• Entries with chart source code:
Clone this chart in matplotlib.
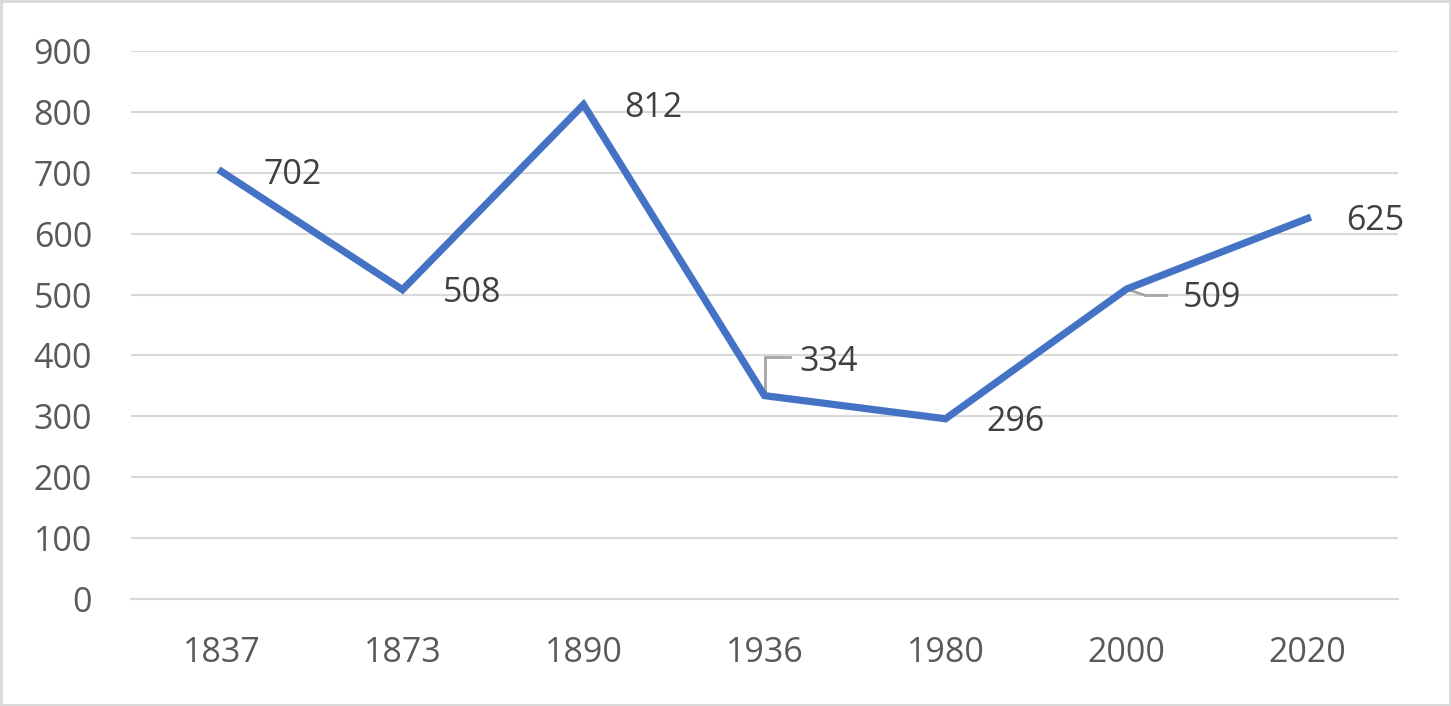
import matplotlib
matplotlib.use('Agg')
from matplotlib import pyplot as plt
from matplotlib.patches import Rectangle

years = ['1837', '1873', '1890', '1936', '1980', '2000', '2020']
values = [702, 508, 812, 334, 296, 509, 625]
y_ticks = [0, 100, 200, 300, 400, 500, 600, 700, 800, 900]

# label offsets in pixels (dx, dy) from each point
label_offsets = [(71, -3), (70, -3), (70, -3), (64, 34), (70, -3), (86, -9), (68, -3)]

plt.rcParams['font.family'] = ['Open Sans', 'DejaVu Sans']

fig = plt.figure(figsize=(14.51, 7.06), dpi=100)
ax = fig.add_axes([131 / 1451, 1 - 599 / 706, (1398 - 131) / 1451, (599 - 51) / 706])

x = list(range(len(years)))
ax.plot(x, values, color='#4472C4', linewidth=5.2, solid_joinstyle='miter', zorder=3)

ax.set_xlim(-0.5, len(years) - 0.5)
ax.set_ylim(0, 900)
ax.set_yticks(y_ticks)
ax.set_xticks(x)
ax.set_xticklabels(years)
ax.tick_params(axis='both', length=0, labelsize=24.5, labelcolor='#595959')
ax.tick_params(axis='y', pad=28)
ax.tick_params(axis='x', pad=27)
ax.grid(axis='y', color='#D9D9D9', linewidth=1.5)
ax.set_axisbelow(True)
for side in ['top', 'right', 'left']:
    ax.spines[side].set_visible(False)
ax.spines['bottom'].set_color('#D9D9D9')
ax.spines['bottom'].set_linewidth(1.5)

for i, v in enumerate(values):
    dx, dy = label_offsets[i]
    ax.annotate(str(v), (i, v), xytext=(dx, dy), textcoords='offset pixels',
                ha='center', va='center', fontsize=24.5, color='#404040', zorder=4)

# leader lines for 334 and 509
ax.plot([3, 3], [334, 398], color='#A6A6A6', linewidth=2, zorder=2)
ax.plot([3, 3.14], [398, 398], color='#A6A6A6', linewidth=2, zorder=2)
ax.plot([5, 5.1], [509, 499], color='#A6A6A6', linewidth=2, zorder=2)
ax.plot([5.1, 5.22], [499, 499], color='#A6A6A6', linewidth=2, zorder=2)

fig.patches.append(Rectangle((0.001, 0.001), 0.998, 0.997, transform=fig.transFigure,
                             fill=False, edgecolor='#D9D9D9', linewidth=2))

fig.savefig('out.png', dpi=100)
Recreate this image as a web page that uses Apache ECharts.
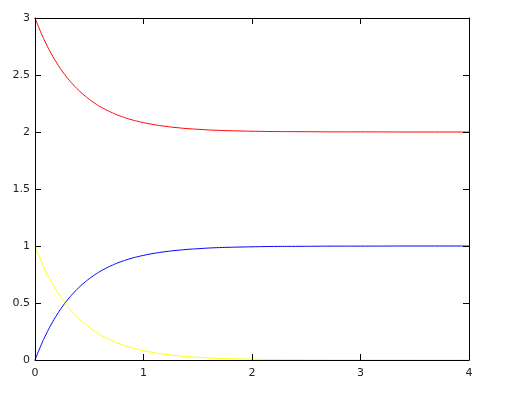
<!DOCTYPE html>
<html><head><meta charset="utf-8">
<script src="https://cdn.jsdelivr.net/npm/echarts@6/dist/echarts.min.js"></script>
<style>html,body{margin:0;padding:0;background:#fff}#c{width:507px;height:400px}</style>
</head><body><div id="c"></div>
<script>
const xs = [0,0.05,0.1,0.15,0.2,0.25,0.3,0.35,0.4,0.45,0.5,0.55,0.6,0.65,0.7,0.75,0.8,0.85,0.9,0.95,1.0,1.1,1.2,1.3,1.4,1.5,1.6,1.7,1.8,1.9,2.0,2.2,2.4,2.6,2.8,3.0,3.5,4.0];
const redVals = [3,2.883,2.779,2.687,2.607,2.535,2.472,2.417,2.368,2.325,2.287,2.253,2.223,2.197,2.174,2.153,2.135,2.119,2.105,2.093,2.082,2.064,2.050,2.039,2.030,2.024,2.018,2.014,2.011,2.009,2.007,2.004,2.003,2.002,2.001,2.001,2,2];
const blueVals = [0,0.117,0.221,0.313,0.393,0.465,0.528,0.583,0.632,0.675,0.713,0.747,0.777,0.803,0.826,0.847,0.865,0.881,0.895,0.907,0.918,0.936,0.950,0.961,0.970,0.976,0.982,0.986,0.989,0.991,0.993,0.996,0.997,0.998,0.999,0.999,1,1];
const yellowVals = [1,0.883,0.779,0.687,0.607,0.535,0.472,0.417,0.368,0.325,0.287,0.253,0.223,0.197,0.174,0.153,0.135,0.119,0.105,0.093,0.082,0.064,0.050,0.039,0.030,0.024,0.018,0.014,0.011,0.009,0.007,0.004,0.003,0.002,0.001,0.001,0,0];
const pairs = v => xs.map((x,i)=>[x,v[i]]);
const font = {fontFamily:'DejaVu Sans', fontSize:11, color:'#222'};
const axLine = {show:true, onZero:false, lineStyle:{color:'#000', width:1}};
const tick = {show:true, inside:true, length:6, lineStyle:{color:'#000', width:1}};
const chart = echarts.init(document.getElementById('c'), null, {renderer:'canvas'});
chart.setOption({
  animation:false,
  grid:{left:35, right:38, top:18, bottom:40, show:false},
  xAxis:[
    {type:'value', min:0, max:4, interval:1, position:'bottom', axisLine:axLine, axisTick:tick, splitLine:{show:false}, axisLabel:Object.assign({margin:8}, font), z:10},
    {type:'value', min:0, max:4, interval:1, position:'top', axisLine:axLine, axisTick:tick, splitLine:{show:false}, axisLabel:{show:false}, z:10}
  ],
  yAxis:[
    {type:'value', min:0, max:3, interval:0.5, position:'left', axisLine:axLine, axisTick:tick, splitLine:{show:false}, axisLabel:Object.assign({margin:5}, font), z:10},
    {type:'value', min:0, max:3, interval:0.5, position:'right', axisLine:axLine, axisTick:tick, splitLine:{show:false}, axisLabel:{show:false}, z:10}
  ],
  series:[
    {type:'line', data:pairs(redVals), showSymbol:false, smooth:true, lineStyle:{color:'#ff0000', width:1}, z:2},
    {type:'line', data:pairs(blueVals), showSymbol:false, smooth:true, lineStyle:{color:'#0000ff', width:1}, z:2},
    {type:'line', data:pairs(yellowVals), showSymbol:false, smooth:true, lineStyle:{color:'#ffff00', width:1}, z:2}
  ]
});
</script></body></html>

• What is needed: Reproduce the data above word for word from its first line through the line that holds "plt.rcParams['font.family'] = ['Open", both ends included; skip pictures.

• The output:
Clone this chart in matplotlib.
import matplotlib
matplotlib.use('Agg')
from matplotlib import pyplot as plt
from matplotlib.patches import Rectangle

years = ['1837', '1873', '1890', '1936', '1980', '2000', '2020']
values = [702, 508, 812, 334, 296, 509, 625]
y_ticks = [0, 100, 200, 300, 400, 500, 600, 700, 800, 900]

# label offsets in pixels (dx, dy) from each point
label_offsets = [(71, -3), (70, -3), (70, -3), (64, 34), (70, -3), (86, -9), (68, -3)]

plt.rcParams['font.family'] = ['Open Sans', 'DejaVu Sans']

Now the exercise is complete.